Tinham um imenso poder económico, sobretudo no Brasil, em que se subtraíam aos
impostos do Estado. O terramoto abriu um campo de batalha privilegiado. O
jesuíta Malagrida escreveu um panfleto “Juízo da Verdadeira Causa do
Terramoto” em que atribuía a catástrofe a um castigo de Deus pelas
políticas do reino, ameaçando quem não contribuísse generosamente para os
cofres religiosos com novos castigos divinos. Contrariava frontalmente o
Marquês de Pombal que tinha proclamado que o sismo era um fenómeno natural, não
tinha nada de religioso. O embate era sobretudo político, acabaria com a
expulsão dos jesuítas e o reforço dos poderes do marquês. No estrangeiro o
debate era sobretudo filosófico. Rousseau e Kant procuraram explicações
científicas para o sucedido, destruindo as especulações religiosas, os
significados supersticiosos. Voltaire no “Poema sobre o Desastre de
Lisboa” refuta as teorias de Poppe e Leibnitz de o
terramoto ser uma consequência inelutável da natureza humana submetida
à justiça de Deus. Em “Cândido ou o Optimismo” faz
desembarcar os protagonistas, Cândido e o seu mestre Dr. Pangloss, em Lisboa no
dia do terramoto. O jovem acredita que é o Dia do Juízo
Final, o mestre uma questão vulcânica. Uma alegoria sobre a
ingenuidade e a exploração da ingenuidade.
A pintura de João Glama é
uma obra inacabada depois de trinta e seis anos de trabalho. É
uma panorâmica de todas as catástrofes que destruíram Lisboa. Pessoas de
todas as condições sociais, abismam-se com o tremor de terra, os
incêndios, o maremoto. São mortos, moribundos, gente paralisada pelo terror
e que socorre os sobreviventes, chora os mortos num cenário de
ruínas.
O quadro restaurado por Teresa Serra e Moura,
técnica de conservação e restauro do MNAA, que dada a escassez das
figurações tem sido o mais utilizado para o representar o
terramoto, está em exposição na Sala do Tecto Pintado do museu,
apoiado num profundo e esclarecedor estudo de Alexandra Markl e Celina Bastos
que determinaram que o pintor se encontrava em Lisboa, na Igreja das Chagas
tendo fugido para um descampado onde está agora localizada a Associação
Nacional de Farmácias. Concluem as historiadoras, baseadas na muita
documentação consultada, que João Glama começou a pintar o quadro
imediatamente, quase sem desenhos preparatórios recuperando alguns
dos personagens de estudos muito anteriores, alguns feitos
quando estava em Roma. O propósito do pintor era “escrever” uma
narrativa feita de fragmentárias narrativas em que também participa.

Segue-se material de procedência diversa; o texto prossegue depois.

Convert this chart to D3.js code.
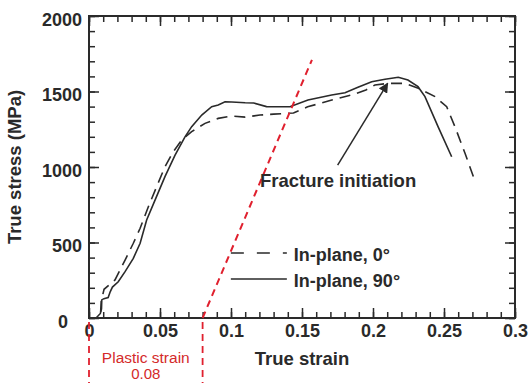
<!DOCTYPE html>
<html>
<head>
<meta charset="utf-8">
<script src="https://cdn.jsdelivr.net/npm/d3@7/dist/d3.min.js"></script>
<style>
  html, body { margin: 0; padding: 0; background: #fff; }
  svg { display: block; font-family: "Liberation Sans", Arial, sans-serif; }
</style>
</head>
<body>
<svg id="chart" width="530" height="383"></svg>
<script>
// True stress–strain curves for two in-plane orientations
const strain90 = [0.0050, 0.0080, 0.0088, 0.0090, 0.0105, 0.0135, 0.0150, 0.0165, 0.0206, 0.0254, 0.0312, 0.0360, 0.0406, 0.0465, 0.0535, 0.0606, 0.0676, 0.0723, 0.0794, 0.0864, 0.0910, 0.0958, 0.1005, 0.1100, 0.1160, 0.1250, 0.1415, 0.1542, 0.1709, 0.1803, 0.1894, 0.1991, 0.2085, 0.2178, 0.2246, 0.2317, 0.2366, 0.2458, 0.2554];
const stress90 = [0, 30, 60, 120, 128, 135, 175, 205, 240, 307, 395, 495, 649, 781, 936, 1079, 1200, 1267, 1344, 1399, 1411, 1432, 1430, 1425, 1424, 1400, 1399, 1444, 1477, 1492, 1528, 1565, 1581, 1594, 1576, 1532, 1466, 1267, 1068];

const strain0 = [0.0082, 0.0086, 0.0106, 0.0150, 0.0183, 0.0254, 0.0312, 0.0360, 0.0418, 0.0476, 0.0535, 0.0594, 0.0653, 0.0723, 0.0817, 0.0910, 0.1005, 0.1100, 0.1204, 0.1300, 0.1440, 0.1540, 0.1630, 0.1710, 0.1850, 0.1950, 0.2014, 0.2108, 0.2225, 0.2319, 0.2437, 0.2519, 0.2577, 0.2648, 0.2707];
const stress0 = [40, 110, 190, 225, 252, 384, 495, 594, 737, 869, 1002, 1102, 1179, 1234, 1289, 1322, 1338, 1330, 1344, 1350, 1358, 1399, 1422, 1444, 1477, 1510, 1543, 1554, 1554, 1521, 1466, 1399, 1267, 1091, 936];

// Offset construction line: plastic strain 0.08
const offsetStrain = [0.08, 0.157];
const offsetStress = [0, 1710];
const plasticStrain = [0, 0.08];

// Tick values
const xMajor = [0, 0.05, 0.1, 0.15, 0.2, 0.25, 0.3];
const xMajorLabels = ["0", "0.05", "0.1", "0.15", "0.2", "0.25", "0.3"];
const yMajor = [0, 500, 1000, 1500, 2000];
const yMajorLabels = ["0", "500", "1000", "1500", "2000"];

// Annotation
const arrowFrom = [0.1751, 1013];
const arrowTo = [0.2103, 1554];
const annoText = "Fracture initiation";
const annoAt = [0.1204, 867];

const legendLabels = ["In-plane, 0°", "In-plane, 90°"];

const svg = d3.select("#chart");
const W = 530, H = 383;
const margin = { left: 89, top: 16, right: 15, bottom: 65 };
const iw = W - margin.left - margin.right;
const ih = H - margin.top - margin.bottom;

const x = d3.scaleLinear().domain([0, 0.3]).range([0, iw]);
const y = d3.scaleLinear().domain([0, 2000]).range([ih, 0]);

const g = svg.append("g").attr("transform", `translate(${margin.left},${margin.top})`);

const ink = "#2a2a2a";
const red = "#e0202e";

// Minor ticks on all four sides (inward)
const xMinor = d3.range(0, 0.3001, 0.01).map(v => +v.toFixed(2));
const yMinor = d3.range(0, 2001, 100);

function styleAxis(sel) {
  sel.select(".domain").remove();
  sel.selectAll(".tick line").attr("stroke", ink).attr("stroke-width", 1.5);
}

g.append("g").attr("transform", `translate(0,${ih})`)
  .call(d3.axisBottom(x).tickValues(xMinor).tickSize(-6).tickFormat("")).call(styleAxis);
g.append("g")
  .call(d3.axisTop(x).tickValues(xMinor).tickSize(-6).tickFormat("")).call(styleAxis);
g.append("g")
  .call(d3.axisLeft(y).tickValues(yMinor).tickSize(-6).tickFormat("")).call(styleAxis);
g.append("g").attr("transform", `translate(${iw},0)`)
  .call(d3.axisRight(y).tickValues(yMinor).tickSize(-6).tickFormat("")).call(styleAxis);

// Major ticks with labels
const xAxis = g.append("g").attr("transform", `translate(0,${ih})`)
  .call(d3.axisBottom(x).tickValues(xMajor).tickSize(-10).tickPadding(6)
    .tickFormat((d, i) => xMajorLabels[i]));
xAxis.call(styleAxis);
xAxis.selectAll("text").attr("fill", ink).attr("font-size", 18).attr("font-weight", "bold")
  .attr("font-family", "'Liberation Sans', Arial, sans-serif");

const yAxis = g.append("g")
  .call(d3.axisLeft(y).tickValues(yMajor).tickSize(-10).tickPadding(7)
    .tickFormat((d, i) => yMajorLabels[i]));
yAxis.call(styleAxis);
yAxis.selectAll("text").attr("fill", ink).attr("font-size", 18).attr("font-weight", "bold")
  .attr("font-family", "'Liberation Sans', Arial, sans-serif")
  .attr("dy", "0.5em")
  .attr("x", d => d === 0 ? -21 : -7);

g.append("g")
  .call(d3.axisTop(x).tickValues(xMajor).tickSize(-10).tickFormat("")).call(styleAxis);
g.append("g").attr("transform", `translate(${iw},0)`)
  .call(d3.axisRight(y).tickValues(yMajor).tickSize(-10).tickFormat("")).call(styleAxis);

// Frame
g.append("rect").attr("width", iw).attr("height", ih)
  .attr("fill", "none").attr("stroke", ink).attr("stroke-width", 2);

// Curves
const line = d3.line().x(d => x(d[0])).y(d => y(d[1]));
const pts0 = strain0.map((s, i) => [s, stress0[i]]);
const pts90 = strain90.map((s, i) => [s, stress90[i]]);

g.append("path").datum(pts90).attr("d", line)
  .attr("fill", "none").attr("stroke", ink).attr("stroke-width", 1.6);
g.append("path").datum(pts0).attr("d", line)
  .attr("fill", "none").attr("stroke", ink).attr("stroke-width", 1.6)
  .attr("stroke-dasharray", "11,7");

// Offset construction line
g.append("path").datum(offsetStrain.map((s, i) => [s, offsetStress[i]])).attr("d", line)
  .attr("fill", "none").attr("stroke", red).attr("stroke-width", 2)
  .attr("stroke-dasharray", "7,5");

// Plastic strain brackets below the axis
g.selectAll(".pl").data(plasticStrain).join("line")
  .attr("x1", d => x(d)).attr("x2", d => x(d))
  .attr("y1", ih + 4).attr("y2", H - margin.top)
  .attr("stroke", red).attr("stroke-width", 1.8).attr("stroke-dasharray", "7,5");

const midPl = (x(plasticStrain[0]) + x(plasticStrain[1])) / 2;
g.append("text").attr("x", midPl).attr("y", ih + 45)
  .attr("text-anchor", "middle").attr("fill", "#d42a2a").attr("font-size", 15.5)
  .text("Plastic strain");
g.append("text").attr("x", midPl).attr("y", ih + 61)
  .attr("text-anchor", "middle").attr("fill", "#d42a2a").attr("font-size", 15)
  .text(d3.format(".2f")(plasticStrain[1] - plasticStrain[0]));

// Axis titles
g.append("text").attr("x", iw / 2).attr("y", ih + 47)
  .attr("text-anchor", "middle").attr("font-size", 18.5).attr("font-weight", "bold")
  .attr("fill", ink).text("True strain");
g.append("text")
  .attr("transform", `translate(${-margin.left + 21},${ih / 2}) rotate(-90)`)
  .attr("text-anchor", "middle").attr("font-size", 18.5).attr("font-weight", "bold")
  .attr("fill", ink).text("True stress (MPa)");

// Arrow annotation
svg.append("defs").append("marker")
  .attr("id", "arrowhead").attr("viewBox", "0 0 10 10")
  .attr("refX", 9).attr("refY", 5).attr("markerWidth", 10).attr("markerHeight", 10)
  .attr("markerUnits", "userSpaceOnUse").attr("orient", "auto")
  .append("path").attr("d", "M0,0 L10,5 L0,10 Z").attr("fill", ink);

g.append("line")
  .attr("x1", x(arrowFrom[0])).attr("y1", y(arrowFrom[1]))
  .attr("x2", x(arrowTo[0])).attr("y2", y(arrowTo[1]))
  .attr("stroke", ink).attr("stroke-width", 1.5).attr("marker-end", "url(#arrowhead)");

g.append("text").attr("x", x(annoAt[0])).attr("y", y(annoAt[1]))
  .attr("font-size", 18.5).attr("font-weight", "bold").attr("fill", ink)
  .text(annoText);

// Legend
const legend = g.append("g").attr("transform", `translate(${x(0.0999)},${y(430)})`);
legendLabels.forEach((lab, i) => {
  const row = legend.append("g").attr("transform", `translate(0,${i * 26})`);
  row.append("line").attr("x1", 0).attr("x2", 56).attr("y1", 0).attr("y2", 0)
    .attr("stroke", ink).attr("stroke-width", 1.6)
    .attr("stroke-dasharray", i === 0 ? "13,13" : null);
  row.append("text").attr("x", 63).attr("y", 4).attr("dy", "0.22em")
    .attr("font-size", 18).attr("font-weight", "bold").attr("fill", ink).text(lab);
});
</script>
</body>
</html>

Dar uma ideia “cinematográfica” do acontecimento num cenário de destruição e
desolamento que o tratamento das ruínas acentua. Em tantos anos de trabalho
Glama vai mudando perspectivas e personagens, como as análises de raio-X
revelaram. Provavelmente o impacto do terramoto em Portugal e no
mundo, conduzem-no a alterações que não sendo substantivas não
deixam de ser relevantes].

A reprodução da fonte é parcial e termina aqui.